Task: Joining Tables with Updated Schema
Scenario: You have updated the experiments table by adding a new run_number column, which matches some of the the run_number in the dataset table. You need to use this new column to retrieve combined data from both tables and then Write an SQL query to retrieve a list of columns including the filename, total event count, and the experiment name for each dataset. Ensure that the query matches the datasets to the corresponding experiments using the run_number column.
Hint: Use an INNER JOIN to combine the dataset and experiments tables based on the run_number column
ALTER TABLE experiments;
ADD COLUMN run_number INT;
UPDATE experiments SET run_number = 101 WHERE experiment_name = 'LHCb';
Cross Join
A CROSS JOIN generates the Cartesian product of two tables, means every row from the first table is paired with every row from the second table. This can be useful for creating all possible combinations of rows, especially when crafting complex queries.
In MySQL, JOIN, CROSS JOIN, and INNER JOIN can often be used interchangeably. However, in standard SQL, they serve different purposes: INNER JOIN requires an ON clause to specify how tables should be matched, whereas CROSS JOIN creates a Cartesian product without any matching conditions.
To see how a CROSS JOIN works, let’s create an additional table named additional_info in the same database.
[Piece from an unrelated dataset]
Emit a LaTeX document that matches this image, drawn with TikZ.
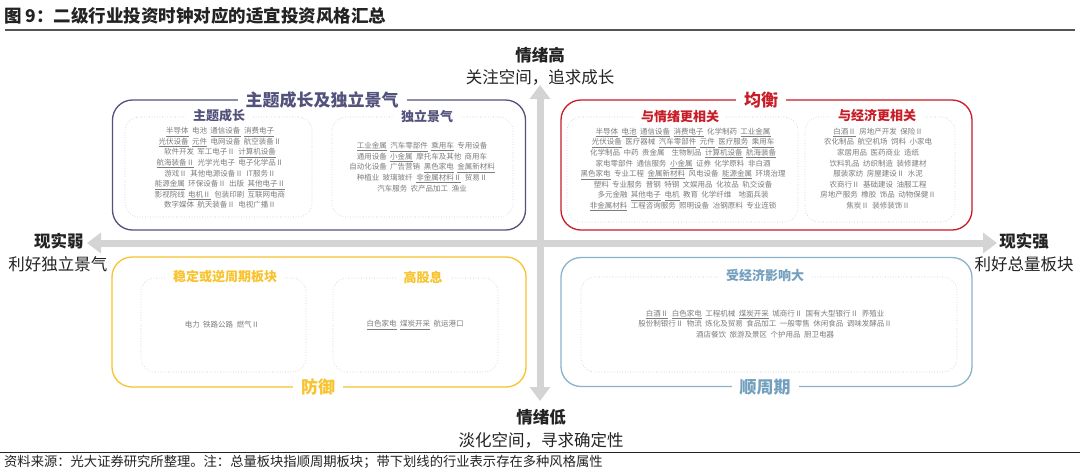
\documentclass[tikz,border=0pt]{standalone}
\usepackage{fontspec}
\setmainfont{Noto Sans CJK SC}
\usetikzlibrary{arrows.meta}
\definecolor{purpleC}{RGB}{82,82,125}
\definecolor{redC}{RGB}{200,28,38}
\definecolor{yellowC}{RGB}{248,195,45}
\definecolor{blueC}{RGB}{140,178,202}
\definecolor{blueT}{RGB}{115,160,190}
\definecolor{itemgray}{RGB}{125,125,125}
\definecolor{axisgray}{RGB}{212,212,212}
\definecolor{darktext}{RGB}{35,35,35}
\definecolor{rulegray}{RGB}{85,85,85}
\newcommand{\uln}[1]{\underline{#1}}
\newcommand{\itemfont}{\fontsize{7.5}{10.6}\selectfont\setlength{\spaceskip}{3.5pt plus 1pt minus 0.5pt}}
\begin{document}
\begin{tikzpicture}[x=1pt,y=-1pt,
  outer/.style={draw, line width=1.3pt, rounded corners=20pt, inner sep=0pt},
  innerbox/.style={draw=gray!45, dotted, line width=0.6pt, rounded corners=14pt, inner sep=0pt},
  otitle/.style={fill=white, inner xsep=8pt, inner ysep=1pt, font=\fontsize{17}{17}\selectfont\bfseries},
  ititle/.style={fill=white, inner xsep=7pt, inner ysep=1pt, font=\fontsize{13}{13}\selectfont\bfseries},
  items/.style={align=center, text=itemgray, font=\itemfont, inner sep=0pt},
  axis/.style={line width=7pt, draw=axisgray, {Triangle[width=20pt,length=14pt]}-{Triangle[width=20pt,length=14pt]}},
  lblb/.style={text=darktext, inner sep=0pt, font=\fontsize{16.5}{16.5}\selectfont\bfseries},
  lbl/.style={text=darktext, inner sep=0pt, font=\fontsize{16.5}{16.5}\selectfont}
]
\useasboundingbox (0,0) rectangle (1080,472);
\fill[white] (0,0) rectangle (1080,472);

% header and footer
\node[anchor=west, text=darktext, inner sep=0pt, font=\fontsize{17.5}{17.5}\selectfont\bfseries] (title) at (4,16) {图 9：二级行业投资时钟对应的适宜投资风格汇总};
\draw[rulegray, line width=2.5pt] (5,30) -- (1075,30);
\draw[darktext, line width=1pt] (0,452) -- (1080,452);
\node[anchor=west, text=darktext, inner sep=0pt, font=\fontsize{13.3}{13.3}\selectfont] (source) at (4,462) {资料来源：光大证券研究所整理。注：总量板块指顺周期板块；带下划线的行业表示存在多种风格属性};

% axes
\coordinate (vtop) at (540,85);
\coordinate (vbot) at (540,401);
\coordinate (hleft) at (87,243);
\coordinate (hright) at (997,243);
\draw[axis] (hleft) -- (hright);
\draw[axis] (vbot) -- (vtop);

% axis labels
\node[lblb] (high) at (540,55) {情绪高};
\node[lbl] (high2) at (540,77) {关注空间，追求成长};
\node[lblb] (low) at (541,417) {情绪低};
\node[lbl] (low2) at (541,440) {淡化空间，寻求确定性};
\node[lblb] (weak) at (59,241) {现实弱};
\node[lbl] (weak2) at (58,264) {利好独立景气};
\node[lblb] (strong) at (1024,241) {现实强};
\node[lbl] (strong2) at (1024,264) {利好总量板块};

% outer boxes
\node[outer, draw=purpleC, minimum width=413pt, minimum height=130pt] (tl) at (319,165) {};
\node[outer, draw=redC, minimum width=411pt, minimum height=130pt] (tr) at (766.5,165) {};
\node[outer, draw=yellowC, minimum width=414pt, minimum height=130pt] (bl) at (319,322) {};
\node[outer, draw=blueC, minimum width=411pt, minimum height=129pt] (br) at (766.5,322) {};

% inner boxes
\node[innerbox, minimum width=187pt, minimum height=100pt] (tlA) at (218.5,167) {};
\node[innerbox, minimum width=181pt, minimum height=100pt] (tlB) at (422.5,167) {};
\node[innerbox, minimum width=231pt, minimum height=105pt] (trA) at (682.5,169.5) {};
\node[innerbox, minimum width=150pt, minimum height=105pt] (trB) at (880,169.5) {};
\node[innerbox, minimum width=165pt, minimum height=94pt] (blA) at (223.5,325) {};
\node[innerbox, minimum width=165pt, minimum height=94pt] (blB) at (415.5,325) {};
\node[innerbox, minimum width=376pt, minimum height=95pt] (brA) at (769,324.5) {};

% outer titles
\node[otitle, text=purpleC] (tlT) at (322,100) {主题成长及独立景气};
\node[otitle, text=redC] (trT) at (761,100) {均衡};
\node[otitle, text=yellowC] (blT) at (318,387) {防御};
\node[otitle, text=blueT] (brT) at (765,387) {顺周期};

% inner titles
\node[ititle, text=purpleC] (tlAT) at (219,116) {主题成长};
\node[ititle, text=purpleC] (tlBT) at (427,116) {独立景气};
\node[ititle, text=redC] (trAT) at (680,117) {与情绪更相关};
\node[ititle, text=redC] (trBT) at (877,116) {与经济更相关};
\node[ititle, text=yellowC] (blAT) at (225,277) {稳定或逆周期板块};
\node[ititle, text=yellowC] (blBT) at (423,277) {高股息};
\node[ititle, text=blueT] (brAT) at (765,276) {受经济影响大};

% items
\node[items] (tlAI) at (220,168) {\uln{半导体} 电池 \uln{通信设备} \uln{消费电子}\\
\uln{光伏设备} \uln{元件} 电网设备 航空装备Ⅱ\\
软件开发 军工电子Ⅱ \uln{计算机设备}\\
\uln{航海装备Ⅱ} 光学光电子 电子化学品Ⅱ\\
游戏Ⅱ 其他电源设备Ⅱ IT服务Ⅱ\\
\uln{能源金属} 环保设备Ⅱ 出版 \uln{其他电子Ⅱ}\\
影视院线 \uln{电机Ⅱ} 包装印刷 互联网电商\\
数字媒体 航天装备Ⅱ 电视广播Ⅱ};

\node[items] (tlBI) at (422,167) {\uln{工业金属} \uln{汽车零部件} \uln{乘用车} 专用设备\\
通用设备 \uln{小金属} 摩托车及其他 商用车\\
自动化设备 广告营销 \uln{黑色家电} \uln{金属新材料}\\
种植业 玻璃玻纤 \uln{非金属材料Ⅱ} 贸易Ⅱ\\
汽车服务 农产品加工 渔业};

\node[items] (trAI) at (683,169.5) {\uln{半导体} \uln{电池} \uln{通信设备} \uln{消费电子} 化学制药 \uln{工业金属}\\
\uln{光伏设备} 医疗器械 \uln{汽车零部件} \uln{元件} \uln{医疗服务} \uln{乘用车}\\
化学制品 中药 贵金属 \ 生物制品 \uln{计算机设备} \uln{航海装备}\\
家电零部件 通信服务 \uln{小金属} 证券 化学原料 非白酒\\
\uln{黑色家电} 专业工程 \uln{金属新材料} 风电设备 \uln{能源金属} 环境治理\\
塑料 专业服务 普钢 特钢 文娱用品 化妆品 轨交设备\\
多元金融 \uln{其他电子} \uln{电机} 教育 化学纤维 \ 地面兵装\\
\uln{非金属材料} 工程咨询服务 照明设备 冶钢原料 专业连锁};

\node[items] (trBI) at (878,168.5) {\uln{白酒Ⅱ} 房地产开发 保险Ⅱ\\
农化制品 航空机场 饲料 小家电\\
家居用品 医药商业 造纸\\
饮料乳品 纺织制造 装修建材\\
服装家纺 房屋建设Ⅱ 水泥\\
农商行Ⅱ 基础建设 油服工程\\
房地产服务 橡胶 饰品 动物保健Ⅱ\\
焦炭Ⅱ 装修装饰Ⅱ};

\node[items] (blAI) at (222,325) {电力 铁路公路 燃气Ⅱ};
\node[items] (blBI) at (415,325) {\uln{白色家电} \uln{煤炭开采} 航运港口};

\node[items] (brAI) at (765,324) {\uln{白酒Ⅱ} \uln{白色家电} 工程机械 \uln{煤炭开采} 城商行Ⅱ 国有大型银行Ⅱ 养殖业\\
股份制银行Ⅱ 物流 炼化及贸易 食品加工 一般零售 休闲食品 调味发酵品Ⅱ\\
酒店餐饮 旅游及景区 个护用品 厨卫电器};
\end{tikzpicture}
\end{document}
mysql> SELECT * FROM additional_info;
+----+-----------+------------+
| id | info_name | run_number |
+----+-----------+------------+
| 1 | Info A | 101 |
| 2 | Info B | 202 |
| 3 | Info C | 303 |
| 4 | Info D | 404 |
| 5 | Info E | 505 |
+----+-----------+------------+
mysql> SELECT e.experiment_name, i.run_number FROM experiments e CROSS JOIN additional_info i;
+-----------------+------------+
| experiment_name | run_number |
+-----------------+------------+
| BELLE2 | 101 |
| ALICE | 101 |
| CMS | 101 |
| ATLAS | 101 |
| LHCb | 101 |
| BELLE2 | 202 |
| ALICE | 202 |
| CMS | 202 |
| ATLAS | 202 |
| LHCb | 202 |
| BELLE2 | 303 |
| ALICE | 303 |
| CMS | 303 |
| ATLAS | 303 |
| LHCb | 303 |
| BELLE2 | 404 |
| ALICE | 404 |
| CMS | 404 |
| ATLAS | 404 |
| LHCb | 404 |
| BELLE2 | 505 |
| ALICE | 505 |
| CMS | 505 |
| ATLAS | 505 |
| LHCb | 505 |
+-----------------+------------+
Try Yourself!
The below two queries have same output. Can you explain?
SELECT *
FROM dataset d
LEFT JOIN (experiments e, additional_info a)
ON (e.run_number = d.run_number AND a.run_number = d.run_number);
SELECT *
FROM dataset d
LEFT JOIN (experiments e CROSS JOIN additional_info a)
ON (e.run_number = d.run_number AND a.run_number = d.run_number);
Enjoy Your SQL Journey!
Key Points
Performing different joins depending on the related column.